Step 2: Key Formula or Approach:
We evaluate \( \lim_{x \to 0^+} f(x) \) and \( \lim_{x \to 0^-} f(x) \) and equate them.
Step 3: Detailed Explanation:
RHL (\( x \to 0^+ \)):
\[ \lim_{x \to 0^+} \frac{8^x - 4^x - 2^x + 1}{x^2} = \lim_{x \to 0^+} \frac{4^x(2^x - 1) - 1(2^x - 1)}{x^2} \]
\[ = \lim_{x \to 0^+} \frac{(4^x - 1)(2^x - 1)}{x^2} = \lim_{x \to 0^+} \left( \frac{4^x - 1}{x} \right) \left( \frac{2^x - 1}{x} \right) \]
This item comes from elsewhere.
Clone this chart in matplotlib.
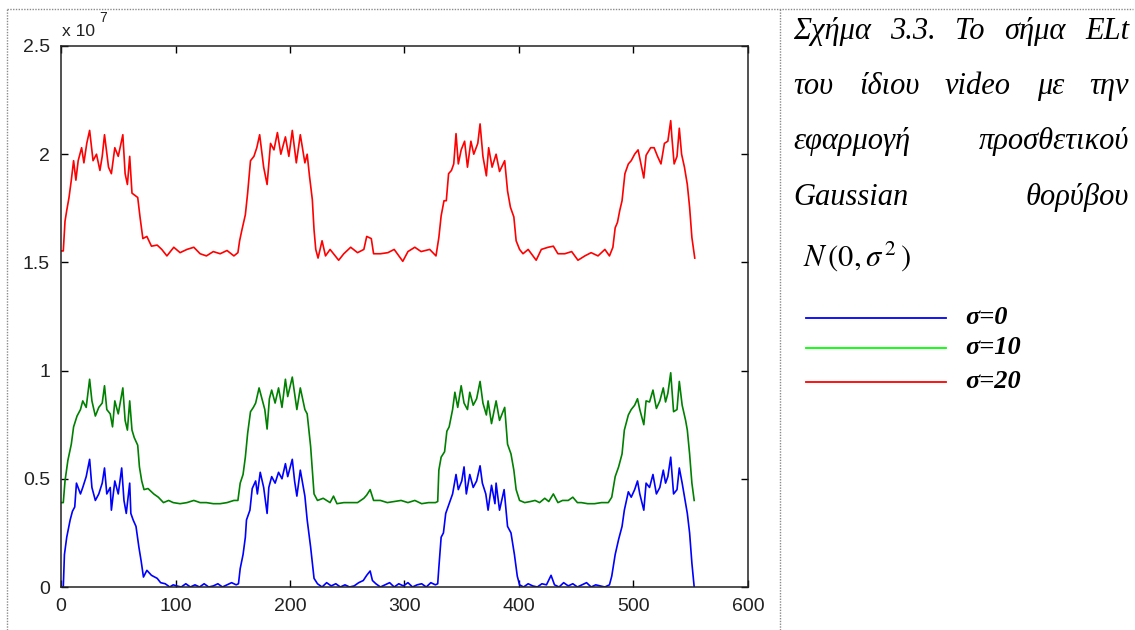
import numpy as np
import matplotlib
matplotlib.use('Agg')
import matplotlib.pyplot as plt
from matplotlib.lines import Line2D

# values in units of 1e7
blue_x = [0, 2, 3, 5, 8, 10, 12, 13.5, 17, 19, 22, 25, 27, 30, 33, 36, 38, 40, 43, 44, 47, 50, 53, 55, 57, 60, 61, 63,
          65.5, 68, 70, 72, 75, 79, 84, 87, 91, 95, 98, 101, 105, 109, 113, 117, 121, 125, 129, 133, 137, 141, 145,
          149, 153, 155, 156.5, 159, 161, 162, 165, 167, 170, 171.5, 174, 177, 180, 181.5, 184, 187, 190, 193, 196,
          198, 202, 204, 206, 209, 213, 215, 218, 221, 224, 228, 232, 236, 240, 244, 248, 252, 256, 260, 264, 267,
          270, 272, 275, 279, 283, 287, 291, 295, 299, 303, 307, 311, 315, 319, 323, 327, 329, 330, 332, 334, 336,
          339, 342, 345, 347, 350, 352, 354, 357, 360, 363, 366, 368, 371, 373, 376, 379, 380, 383, 387, 390, 393,
          396, 398.5, 400.5, 404, 408, 412, 416, 420, 424, 428, 431, 435, 439, 443, 447, 451, 455, 459, 463, 467,
          471, 475, 479, 481, 484, 487, 490, 492, 495.5, 498, 501, 503.5, 505.5, 509, 511, 514, 517, 520, 523, 526,
          528, 530, 532.5, 535, 538, 540, 542.5, 545.5, 547, 549, 551, 553]
blue_y = [0, 0, 0.15, 0.23, 0.31, 0.35, 0.37, 0.48, 0.43, 0.46, 0.51, 0.59, 0.46, 0.40, 0.43, 0.48, 0.55, 0.43, 0.46,
          0.355, 0.49, 0.43, 0.55, 0.40, 0.34, 0.48, 0.34, 0.31, 0.28, 0.185, 0.12, 0.046, 0.077, 0.054, 0.04, 0.02,
          0.015, 0.0, 0.01, 0.005, 0.0, 0.015, 0.0, 0.01, 0.0, 0.015, 0.0, 0.005, 0.015, 0.0, 0.01, 0.02, 0.01, 0.015,
          0.085, 0.15, 0.23, 0.31, 0.355, 0.455, 0.49, 0.43, 0.53, 0.46, 0.34, 0.46, 0.51, 0.48, 0.53, 0.50, 0.57,
          0.51, 0.59, 0.49, 0.42, 0.54, 0.42, 0.31, 0.185, 0.04, 0.015, 0.0, 0.02, 0.005, 0.015, 0.0, 0.01, 0.0,
          0.005, 0.02, 0.03, 0.054, 0.074, 0.03, 0.015, 0.0, 0.01, 0.02, 0.0, 0.015, 0.005, 0.02, 0.0, 0.01, 0.015,
          0.0, 0.02, 0.01, 0.015, 0.09, 0.23, 0.25, 0.34, 0.385, 0.43, 0.52, 0.45, 0.49, 0.555, 0.43, 0.52, 0.46,
          0.49, 0.56, 0.48, 0.43, 0.355, 0.47, 0.385, 0.48, 0.355, 0.45, 0.28, 0.25, 0.15, 0.05, 0.01, 0.0, 0.015,
          0.005, 0.0, 0.015, 0.01, 0.054, 0.01, 0.0, 0.02, 0.005, 0.015, 0.0, 0.01, 0.02, 0.0, 0.01, 0.005, 0.0, 0.01,
          0.05, 0.15, 0.22, 0.28, 0.355, 0.44, 0.415, 0.45, 0.49, 0.43, 0.355, 0.48, 0.46, 0.52, 0.43, 0.46, 0.54,
          0.48, 0.51, 0.60, 0.43, 0.45, 0.55, 0.48, 0.385, 0.34, 0.25, 0.11, 0.0]

green_x = [0, 2, 3.5, 6, 9, 11, 14, 17, 19, 22, 25, 27, 30, 33, 36, 38, 40, 43, 45, 47, 50, 54, 56, 58, 60, 62, 64, 67,
           68.5, 70.5, 72.5, 76, 81, 85, 89.5, 94, 98, 104, 110, 116, 121.5, 127, 133, 139, 145, 151, 154.5, 156.5,
           159, 161, 163, 165.5, 168, 170, 173, 176, 178, 180, 182, 184, 187, 190, 193, 196, 198, 202, 204, 206, 209,
           213, 215, 218, 221, 224, 229, 235, 238, 241, 247, 253, 259, 264.5, 267, 270, 273, 279, 285, 291, 297, 303,
           309, 315, 321, 327, 329, 330, 332, 335, 337, 339, 342, 344, 346.5, 349.5, 352, 355, 357, 360, 363, 366,
           368.5, 371.5, 373, 376, 380, 383, 387.5, 390, 393, 395.5, 397.5, 400.5, 405, 410, 414, 418, 422.5, 426,
           430, 434, 438, 443, 447, 451, 454.5, 460, 466, 472, 478, 481, 484, 487, 490, 492, 495.5, 498, 501, 503.5,
           505.5, 509, 511, 514, 517, 520, 523, 526, 528, 530, 532.5, 535, 538, 540, 542.5, 545.5, 547, 549, 551, 553]
green_y = [0.39, 0.39, 0.49, 0.585, 0.66, 0.74, 0.79, 0.82, 0.86, 0.83, 0.96, 0.86, 0.79, 0.83, 0.85, 0.93, 0.82, 0.80,
           0.74, 0.86, 0.80, 0.92, 0.77, 0.725, 0.86, 0.725, 0.69, 0.655, 0.555, 0.49, 0.45, 0.455, 0.43, 0.415, 0.39,
           0.40, 0.39, 0.385, 0.39, 0.40, 0.39, 0.39, 0.385, 0.385, 0.39, 0.40, 0.40, 0.48, 0.52, 0.60, 0.71, 0.81,
           0.83, 0.85, 0.92, 0.86, 0.82, 0.73, 0.87, 0.91, 0.85, 0.92, 0.83, 0.96, 0.88, 0.97, 0.895, 0.82, 0.92, 0.82,
           0.80, 0.65, 0.43, 0.40, 0.41, 0.39, 0.42, 0.385, 0.39, 0.39, 0.39, 0.41, 0.425, 0.45, 0.40, 0.40, 0.39,
           0.395, 0.40, 0.39, 0.40, 0.385, 0.39, 0.39, 0.395, 0.54, 0.60, 0.625, 0.72, 0.74, 0.82, 0.90, 0.83, 0.93,
           0.85, 0.82, 0.90, 0.84, 0.87, 0.95, 0.85, 0.795, 0.86, 0.755, 0.86, 0.77, 0.83, 0.66, 0.615, 0.54, 0.45,
           0.40, 0.39, 0.395, 0.40, 0.39, 0.41, 0.395, 0.43, 0.39, 0.40, 0.40, 0.415, 0.39, 0.39, 0.385, 0.385, 0.39,
           0.39, 0.415, 0.51, 0.555, 0.615, 0.725, 0.795, 0.82, 0.84, 0.87, 0.82, 0.75, 0.86, 0.855, 0.91, 0.825,
           0.86, 0.92, 0.855, 0.895, 0.99, 0.81, 0.82, 0.95, 0.84, 0.77, 0.725, 0.615, 0.48, 0.40]

red_x = [0, 2, 3.5, 5, 7, 9, 11, 13, 15, 18, 20, 22.5, 25, 28, 31, 34, 36, 38, 41.5, 44, 47, 50, 54, 56, 58, 60, 62,
         64.5, 67, 69, 71.5, 75, 79, 84, 88, 92.5, 98.5, 104, 110, 116, 121.5, 127, 133, 139, 145, 151, 154.5, 156,
         158, 161, 163, 165.5, 168.5, 171, 173.5, 177, 180, 183, 186, 189, 192, 196, 199, 202, 205.5, 209, 213, 215,
         217, 219.5, 221, 222.5, 224.5, 228, 231, 235, 238, 242.5, 247, 253, 259, 264.5, 267, 271, 273, 279, 285.5,
         291, 298.5, 303, 309, 314.5, 322, 327.5, 330, 332, 334.5, 336.5, 338.5, 341, 343, 345, 347, 349.5, 352.5,
         355, 358, 360.5, 364, 366, 368.5, 371.5, 373.5, 376.5, 380, 383, 387.5, 390, 392.5, 395.5, 397.5, 400.5,
         403.5, 408, 415, 419.5, 425.5, 430, 434, 440, 446, 451.5, 457.5, 463, 469, 475, 479, 482, 484, 486, 488,
         490, 492.5, 495.5, 498, 501, 504, 506.5, 509, 511, 515, 518, 521, 524, 527, 530, 532.5, 533.5, 535.5, 538,
         540, 542, 544.5, 547, 549, 551, 553.5]
red_y = [1.553, 1.553, 1.69, 1.74, 1.80, 1.88, 1.97, 1.88, 1.97, 2.03, 1.96, 2.05, 2.11, 1.97, 2.0, 1.925, 1.99, 2.09,
         1.94, 1.91, 2.03, 1.99, 2.09, 1.91, 1.86, 1.99, 1.82, 1.81, 1.80, 1.71, 1.61, 1.62, 1.575, 1.58, 1.56, 1.53,
         1.57, 1.545, 1.56, 1.57, 1.54, 1.53, 1.55, 1.54, 1.555, 1.53, 1.545, 1.60, 1.65, 1.72, 1.82, 1.97, 1.99,
         2.03, 2.09, 1.94, 1.86, 2.05, 2.02, 2.10, 2.0, 2.08, 1.99, 2.11, 1.96, 2.09, 1.96, 2.0, 1.90, 1.79, 1.65,
         1.56, 1.52, 1.60, 1.53, 1.56, 1.54, 1.51, 1.54, 1.57, 1.545, 1.56, 1.62, 1.61, 1.54, 1.54, 1.545, 1.56,
         1.505, 1.55, 1.57, 1.55, 1.56, 1.53, 1.615, 1.715, 1.785, 1.785, 1.91, 1.925, 1.955, 2.095, 1.955, 2.02,
         2.06, 1.94, 2.06, 2.0, 2.05, 2.14, 1.99, 1.90, 2.03, 1.94, 2.0, 1.92, 1.97, 1.83, 1.755, 1.71, 1.60, 1.56,
         1.54, 1.56, 1.51, 1.56, 1.57, 1.575, 1.54, 1.54, 1.55, 1.51, 1.53, 1.545, 1.53, 1.56, 1.53, 1.57, 1.66,
         1.685, 1.74, 1.785, 1.91, 1.955, 1.97, 2.0, 2.02, 1.955, 1.89, 1.995, 2.03, 2.03, 1.99, 1.955, 2.05, 2.06,
         2.155, 2.08, 1.955, 1.99, 2.12, 2.0, 1.94, 1.86, 1.755, 1.615, 1.52]

xticks = [0, 100, 200, 300, 400, 500, 600]
yticks = [0, 0.5, 1, 1.5, 2, 2.5]
ytick_labels = ['0', '0.5', '1', '1.5', '2', '2.5']

caption_lines = [['Σχήμα', '3.3.', 'Το', 'σήμα', 'ELt'],
                 ['του', 'ίδιου', 'video', 'με', 'την'],
                 ['εφαρμογή', 'προσθετικού'],
                 ['Gaussian', 'θορύβου']]
legend_labels = ['σ=0', 'σ=10', 'σ=20']
legend_colors = ['#0000ff', '#00ff00', '#ff0000']

W, H = 1135, 630
fig = plt.figure(figsize=(W / 100, H / 100), dpi=100)
plt.rcParams['mathtext.fontset'] = 'stix'

ax = fig.add_axes([61 / W, 1 - 587 / H, (748 - 61) / W, (587 - 46) / H])
ax.plot(blue_x, blue_y, color='#0000ff', lw=1.2)
ax.plot(green_x, green_y, color='#008000', lw=1.2)
ax.plot(red_x, red_y, color='#ff0000', lw=1.2)
ax.set_xlim(0, 600)
ax.set_ylim(0, 2.5)
ax.set_xticks(xticks)
ax.set_yticks(yticks)
ax.set_yticklabels(ytick_labels)
ax.tick_params(direction='in', length=5, width=1, top=True, right=True,
               labelsize=14, labelcolor='#222222', pad=8)
for lab in ax.get_xticklabels() + ax.get_yticklabels():
    lab.set_family('Liberation Sans')
for sp in ax.spines.values():
    sp.set_linewidth(1.1)
    sp.set_color('#222222')

fig.text(62 / W, 1 - 36 / H, 'x 10', fontsize=12.5, family='Liberation Sans', color='#222222')
fig.text(99 / W, 1 - 22 / H, '7', fontsize=10, family='Liberation Sans', color='#222222')

# dotted frame
dot = dict(color='#8a8a8a', lw=1, ls=(0, (1, 1)))
fig.add_artist(Line2D([7 / W, 7 / W], [0, 1 - 9 / H], **dot))
fig.add_artist(Line2D([7 / W, 1133 / W], [1 - 9 / H, 1 - 9 / H], **dot))
fig.add_artist(Line2D([780 / W, 780 / W], [0, 1 - 9 / H], **dot))

# justified caption
x0, x1 = 793, 1129
line_base = [39, 94, 149, 205]
renderer = fig.canvas.get_renderer()
for words, yy in zip(caption_lines, line_base):
    texts = [fig.text(0, 1 - yy / H, w, fontsize=22, family='Liberation Serif', style='italic',
                      va='baseline', color='black') for w in words]
    widths = [t.get_window_extent(renderer).width for t in texts]
    gap = (x1 - x0 - sum(widths)) / (len(words) - 1)
    pos = x0
    for t, wd in zip(texts, widths):
        t.set_x(pos / W)
        pos += wd + gap

fig.text(803 / W, 1 - 266 / H, r'$N\,(0,\sigma^{\,2}\,)$', fontsize=22, va='baseline', color='black')

leg_y = [318, 348, 382]
for lab, col, yy in zip(legend_labels, legend_colors, leg_y):
    fig.add_artist(Line2D([806 / W, 946 / W], [1 - yy / H, 1 - yy / H], color=col, lw=1.3))
    fig.text(965 / W, 1 - yy / H, lab, fontsize=19, family='Liberation Serif', style='italic',
             weight='bold', va='center', color='black')

fig.savefig('out.png', dpi=100)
Using the standard limit \( \lim_{h \to 0} \frac{a^h - 1}{h} = \ln a \):
RHL = \( \ln 4 \cdot \ln 2 \).
LHL (\( x \to 0^- \)):
\[ f(0) = \lim_{x \to 0^-} (\text{e}^x \sin x + ix + \lambda \ln 4) \]
Substituting \( x = 0 \):
LHL = \( \text{e}^0 \sin 0 + i(0) + \lambda \ln 4 = \lambda \ln 4 \).
Equating LHL and RHL:
\( \lambda \ln 4 = \ln 4 \cdot \ln 2 \)
\( \lambda = \ln 2 \).
Now, we need the value of \( 500\text{e}^{\lambda} \):
\( \text{e}^{\lambda} = \text{e}^{\ln 2} = 2 \).
Value = \( 500 \times 2 = 1000 \).
Step 4: Final Answer:
The value is 1000.